Source code of charts
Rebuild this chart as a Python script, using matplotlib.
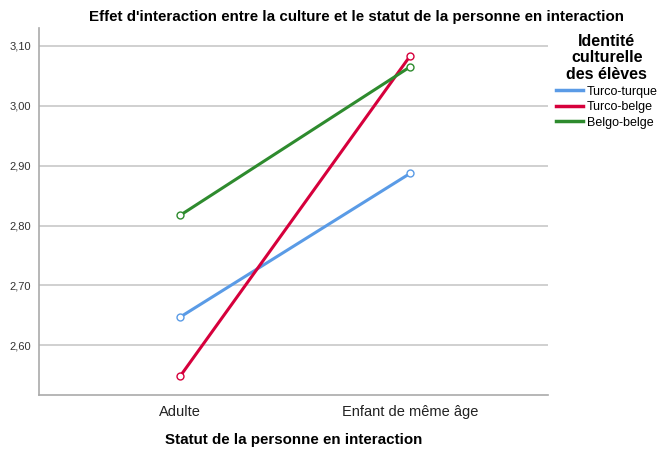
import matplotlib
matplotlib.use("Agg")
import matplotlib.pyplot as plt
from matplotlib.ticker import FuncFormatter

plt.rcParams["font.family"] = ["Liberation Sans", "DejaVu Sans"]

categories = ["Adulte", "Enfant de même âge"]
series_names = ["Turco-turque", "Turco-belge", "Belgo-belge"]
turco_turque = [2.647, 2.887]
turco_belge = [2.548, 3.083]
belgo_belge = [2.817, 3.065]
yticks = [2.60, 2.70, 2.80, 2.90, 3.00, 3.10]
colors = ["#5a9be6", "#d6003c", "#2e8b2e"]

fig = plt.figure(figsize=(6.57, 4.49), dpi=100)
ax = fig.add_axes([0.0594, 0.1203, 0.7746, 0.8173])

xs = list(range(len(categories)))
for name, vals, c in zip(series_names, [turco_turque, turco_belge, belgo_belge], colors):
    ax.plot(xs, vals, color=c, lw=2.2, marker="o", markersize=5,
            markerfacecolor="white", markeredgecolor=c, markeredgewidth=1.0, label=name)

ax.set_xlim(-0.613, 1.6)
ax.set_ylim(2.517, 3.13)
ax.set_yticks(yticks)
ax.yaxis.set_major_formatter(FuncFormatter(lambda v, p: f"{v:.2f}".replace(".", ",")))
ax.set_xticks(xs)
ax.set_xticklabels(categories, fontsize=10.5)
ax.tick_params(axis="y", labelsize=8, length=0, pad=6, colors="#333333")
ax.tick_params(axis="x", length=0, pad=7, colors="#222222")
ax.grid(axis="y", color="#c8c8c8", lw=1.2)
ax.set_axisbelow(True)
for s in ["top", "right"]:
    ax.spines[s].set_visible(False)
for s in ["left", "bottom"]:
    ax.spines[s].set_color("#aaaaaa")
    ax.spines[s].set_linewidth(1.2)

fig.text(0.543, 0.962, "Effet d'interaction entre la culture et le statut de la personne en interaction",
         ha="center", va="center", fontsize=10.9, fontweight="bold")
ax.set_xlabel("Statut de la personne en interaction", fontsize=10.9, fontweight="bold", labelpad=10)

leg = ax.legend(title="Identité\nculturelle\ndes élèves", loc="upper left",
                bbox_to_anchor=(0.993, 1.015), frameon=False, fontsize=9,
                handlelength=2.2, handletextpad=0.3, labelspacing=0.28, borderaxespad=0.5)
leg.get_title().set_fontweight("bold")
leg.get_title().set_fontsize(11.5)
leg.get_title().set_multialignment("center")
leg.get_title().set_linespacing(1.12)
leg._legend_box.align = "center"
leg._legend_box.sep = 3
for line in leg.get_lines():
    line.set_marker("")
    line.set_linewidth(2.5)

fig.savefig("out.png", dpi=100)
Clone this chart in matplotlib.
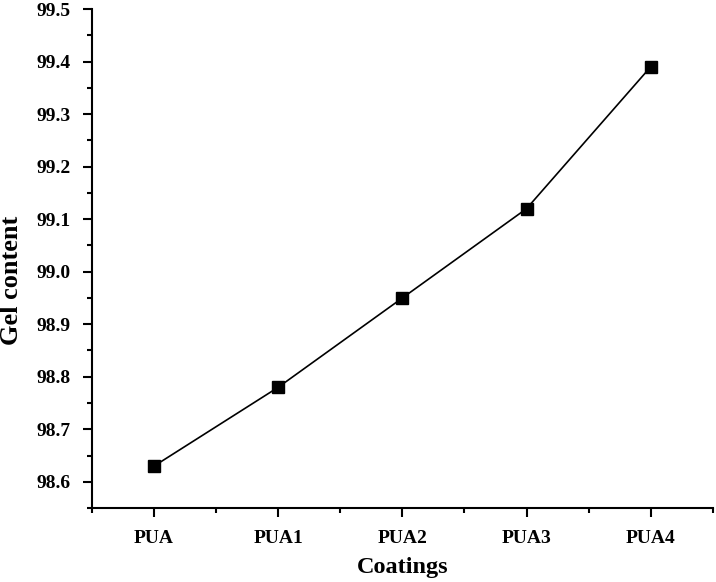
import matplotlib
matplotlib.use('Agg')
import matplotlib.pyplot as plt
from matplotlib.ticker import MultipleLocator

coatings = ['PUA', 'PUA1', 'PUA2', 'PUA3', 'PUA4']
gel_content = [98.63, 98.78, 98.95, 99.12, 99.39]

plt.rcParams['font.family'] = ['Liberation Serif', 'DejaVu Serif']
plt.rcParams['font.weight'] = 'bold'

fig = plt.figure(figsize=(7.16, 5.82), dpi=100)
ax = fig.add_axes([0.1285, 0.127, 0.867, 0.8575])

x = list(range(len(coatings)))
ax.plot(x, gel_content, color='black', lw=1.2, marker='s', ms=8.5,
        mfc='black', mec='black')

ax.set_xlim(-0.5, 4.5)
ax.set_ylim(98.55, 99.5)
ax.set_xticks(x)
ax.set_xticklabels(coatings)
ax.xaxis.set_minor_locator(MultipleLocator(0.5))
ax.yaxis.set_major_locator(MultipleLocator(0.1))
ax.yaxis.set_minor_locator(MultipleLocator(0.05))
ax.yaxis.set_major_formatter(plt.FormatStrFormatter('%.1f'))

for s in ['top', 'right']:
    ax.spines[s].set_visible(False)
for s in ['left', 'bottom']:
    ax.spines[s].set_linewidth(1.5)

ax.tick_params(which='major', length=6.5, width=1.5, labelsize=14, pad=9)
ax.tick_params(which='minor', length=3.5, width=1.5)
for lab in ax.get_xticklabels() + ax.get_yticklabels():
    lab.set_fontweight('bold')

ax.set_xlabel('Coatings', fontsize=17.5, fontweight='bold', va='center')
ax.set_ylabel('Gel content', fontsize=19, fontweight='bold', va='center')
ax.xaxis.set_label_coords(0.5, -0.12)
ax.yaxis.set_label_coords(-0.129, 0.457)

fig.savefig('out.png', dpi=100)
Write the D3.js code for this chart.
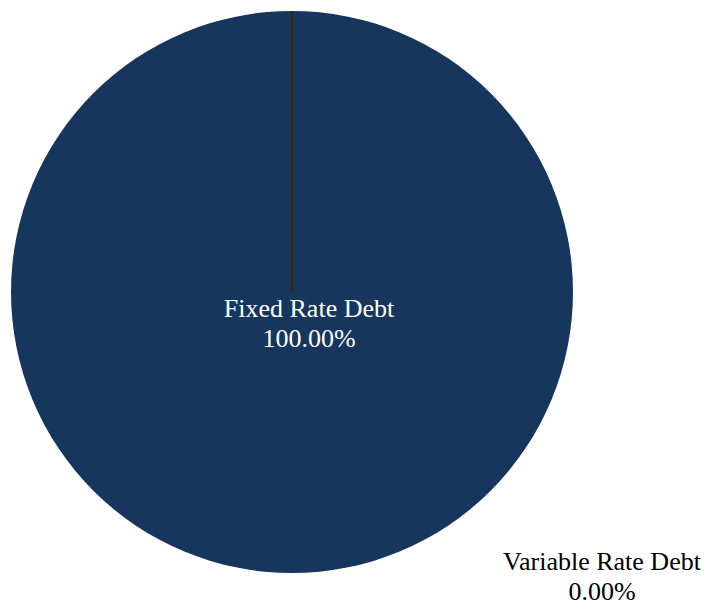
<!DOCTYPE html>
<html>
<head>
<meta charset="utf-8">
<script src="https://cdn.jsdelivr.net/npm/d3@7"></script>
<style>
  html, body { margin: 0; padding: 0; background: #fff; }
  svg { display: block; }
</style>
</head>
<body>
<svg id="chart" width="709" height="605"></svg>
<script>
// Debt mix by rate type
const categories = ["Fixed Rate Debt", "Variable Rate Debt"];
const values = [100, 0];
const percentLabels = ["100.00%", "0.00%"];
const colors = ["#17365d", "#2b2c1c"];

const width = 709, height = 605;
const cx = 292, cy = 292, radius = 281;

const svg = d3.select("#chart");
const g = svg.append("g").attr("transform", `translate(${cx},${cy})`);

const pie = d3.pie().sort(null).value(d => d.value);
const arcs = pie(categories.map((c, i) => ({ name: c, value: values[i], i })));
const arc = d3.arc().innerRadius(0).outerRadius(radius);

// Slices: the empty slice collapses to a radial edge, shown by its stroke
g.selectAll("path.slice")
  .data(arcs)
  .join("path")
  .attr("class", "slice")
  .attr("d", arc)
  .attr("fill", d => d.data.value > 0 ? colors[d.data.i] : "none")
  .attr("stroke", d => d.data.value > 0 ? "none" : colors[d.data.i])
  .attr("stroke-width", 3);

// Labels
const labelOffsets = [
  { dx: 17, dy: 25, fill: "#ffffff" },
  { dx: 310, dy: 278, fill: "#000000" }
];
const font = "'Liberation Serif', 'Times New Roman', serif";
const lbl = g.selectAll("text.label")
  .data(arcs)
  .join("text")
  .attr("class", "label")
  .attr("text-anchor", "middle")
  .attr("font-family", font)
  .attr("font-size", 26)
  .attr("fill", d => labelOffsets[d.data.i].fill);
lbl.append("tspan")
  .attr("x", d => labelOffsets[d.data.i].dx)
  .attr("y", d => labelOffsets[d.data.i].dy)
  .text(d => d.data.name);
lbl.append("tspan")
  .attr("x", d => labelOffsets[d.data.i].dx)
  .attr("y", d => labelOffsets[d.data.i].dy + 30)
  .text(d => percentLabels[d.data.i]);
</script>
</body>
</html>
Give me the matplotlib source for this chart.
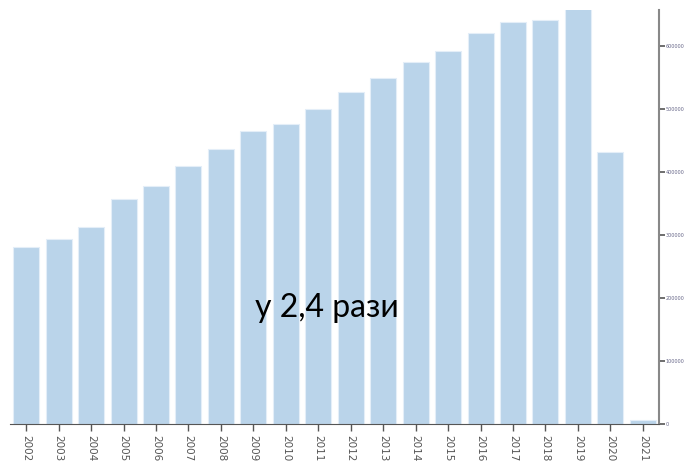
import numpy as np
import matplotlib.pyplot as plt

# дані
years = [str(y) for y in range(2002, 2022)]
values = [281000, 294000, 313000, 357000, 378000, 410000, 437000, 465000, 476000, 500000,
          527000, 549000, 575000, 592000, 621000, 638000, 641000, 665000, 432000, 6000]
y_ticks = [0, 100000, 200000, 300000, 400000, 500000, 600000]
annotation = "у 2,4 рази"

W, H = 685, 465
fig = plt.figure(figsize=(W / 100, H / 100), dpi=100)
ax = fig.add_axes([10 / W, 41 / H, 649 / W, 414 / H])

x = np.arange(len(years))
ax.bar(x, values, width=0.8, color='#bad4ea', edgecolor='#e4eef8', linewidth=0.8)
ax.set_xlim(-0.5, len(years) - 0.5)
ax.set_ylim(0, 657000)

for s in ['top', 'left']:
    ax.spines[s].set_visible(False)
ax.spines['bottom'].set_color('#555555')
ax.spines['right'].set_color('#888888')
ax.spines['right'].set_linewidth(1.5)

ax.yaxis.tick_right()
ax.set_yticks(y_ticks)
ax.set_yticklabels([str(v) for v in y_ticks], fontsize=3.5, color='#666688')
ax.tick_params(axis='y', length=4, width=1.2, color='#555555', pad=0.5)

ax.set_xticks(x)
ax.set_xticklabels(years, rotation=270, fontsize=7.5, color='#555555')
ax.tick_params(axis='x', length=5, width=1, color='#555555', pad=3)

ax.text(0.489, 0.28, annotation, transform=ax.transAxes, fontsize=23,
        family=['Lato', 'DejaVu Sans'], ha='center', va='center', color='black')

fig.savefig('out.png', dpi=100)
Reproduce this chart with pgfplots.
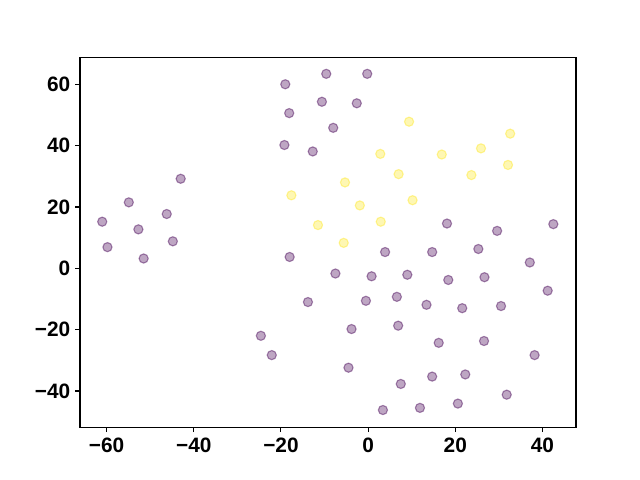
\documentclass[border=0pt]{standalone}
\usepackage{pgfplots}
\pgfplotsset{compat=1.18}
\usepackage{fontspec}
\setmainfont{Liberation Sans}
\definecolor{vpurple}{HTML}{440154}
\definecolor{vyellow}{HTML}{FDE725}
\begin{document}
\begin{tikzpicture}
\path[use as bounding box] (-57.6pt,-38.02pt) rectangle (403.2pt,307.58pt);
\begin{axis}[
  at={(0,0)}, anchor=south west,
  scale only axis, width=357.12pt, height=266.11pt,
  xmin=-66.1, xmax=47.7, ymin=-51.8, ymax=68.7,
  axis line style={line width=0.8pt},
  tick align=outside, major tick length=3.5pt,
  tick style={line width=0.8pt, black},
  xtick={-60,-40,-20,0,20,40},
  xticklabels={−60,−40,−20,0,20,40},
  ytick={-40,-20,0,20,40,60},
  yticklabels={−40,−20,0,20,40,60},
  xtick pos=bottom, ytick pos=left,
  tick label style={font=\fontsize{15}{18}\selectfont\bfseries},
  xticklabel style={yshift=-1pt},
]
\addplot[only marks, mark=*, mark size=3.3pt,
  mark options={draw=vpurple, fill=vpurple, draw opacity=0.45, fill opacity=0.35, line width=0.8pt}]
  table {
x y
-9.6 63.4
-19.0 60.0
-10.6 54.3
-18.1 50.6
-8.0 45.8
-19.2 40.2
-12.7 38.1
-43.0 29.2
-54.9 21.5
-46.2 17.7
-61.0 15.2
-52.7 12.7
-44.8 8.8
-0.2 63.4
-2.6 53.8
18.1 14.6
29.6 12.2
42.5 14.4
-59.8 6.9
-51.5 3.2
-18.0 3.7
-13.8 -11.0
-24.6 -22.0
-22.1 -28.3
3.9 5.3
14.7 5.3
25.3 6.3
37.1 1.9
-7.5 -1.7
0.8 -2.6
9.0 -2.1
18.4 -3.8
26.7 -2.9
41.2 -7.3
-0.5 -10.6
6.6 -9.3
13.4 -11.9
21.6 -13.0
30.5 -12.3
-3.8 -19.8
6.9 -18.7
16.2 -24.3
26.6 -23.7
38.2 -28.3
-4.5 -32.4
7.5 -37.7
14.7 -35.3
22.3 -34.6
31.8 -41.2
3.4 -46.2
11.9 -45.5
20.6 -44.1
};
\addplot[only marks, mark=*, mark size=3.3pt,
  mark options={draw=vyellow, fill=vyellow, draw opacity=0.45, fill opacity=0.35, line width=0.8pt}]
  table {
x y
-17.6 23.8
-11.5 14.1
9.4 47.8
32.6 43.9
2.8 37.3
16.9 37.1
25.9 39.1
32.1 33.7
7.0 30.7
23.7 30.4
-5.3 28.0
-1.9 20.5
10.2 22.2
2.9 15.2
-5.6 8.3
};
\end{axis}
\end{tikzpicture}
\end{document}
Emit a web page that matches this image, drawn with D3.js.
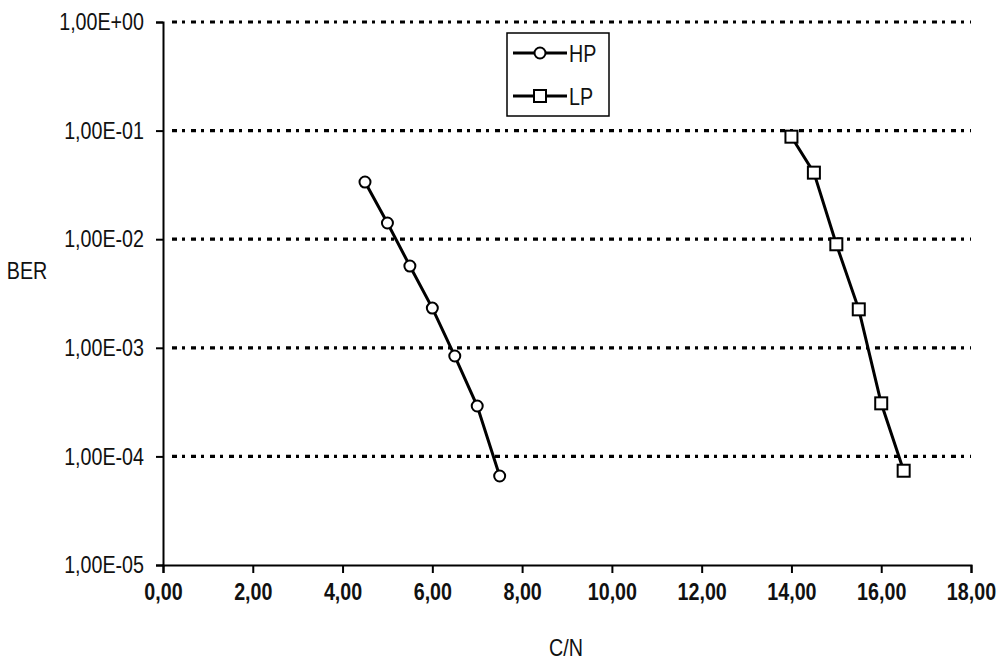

▶ **What this task involves**
Please restate the material above line by line, exactly, beginning at its first line and ending with the line that contains "ax = fig.add_axes([0.0594, 0.1203, 0.7746, 0.8173])", without any pictures.

▶ **Finished exercise**
Rebuild this chart as a Python script, using matplotlib.
import matplotlib
matplotlib.use("Agg")
import matplotlib.pyplot as plt
from matplotlib.ticker import FuncFormatter

plt.rcParams["font.family"] = ["Liberation Sans", "DejaVu Sans"]

categories = ["Adulte", "Enfant de même âge"]
series_names = ["Turco-turque", "Turco-belge", "Belgo-belge"]
turco_turque = [2.647, 2.887]
turco_belge = [2.548, 3.083]
belgo_belge = [2.817, 3.065]
yticks = [2.60, 2.70, 2.80, 2.90, 3.00, 3.10]
colors = ["#5a9be6", "#d6003c", "#2e8b2e"]

fig = plt.figure(figsize=(6.57, 4.49), dpi=100)
ax = fig.add_axes([0.0594, 0.1203, 0.7746, 0.8173])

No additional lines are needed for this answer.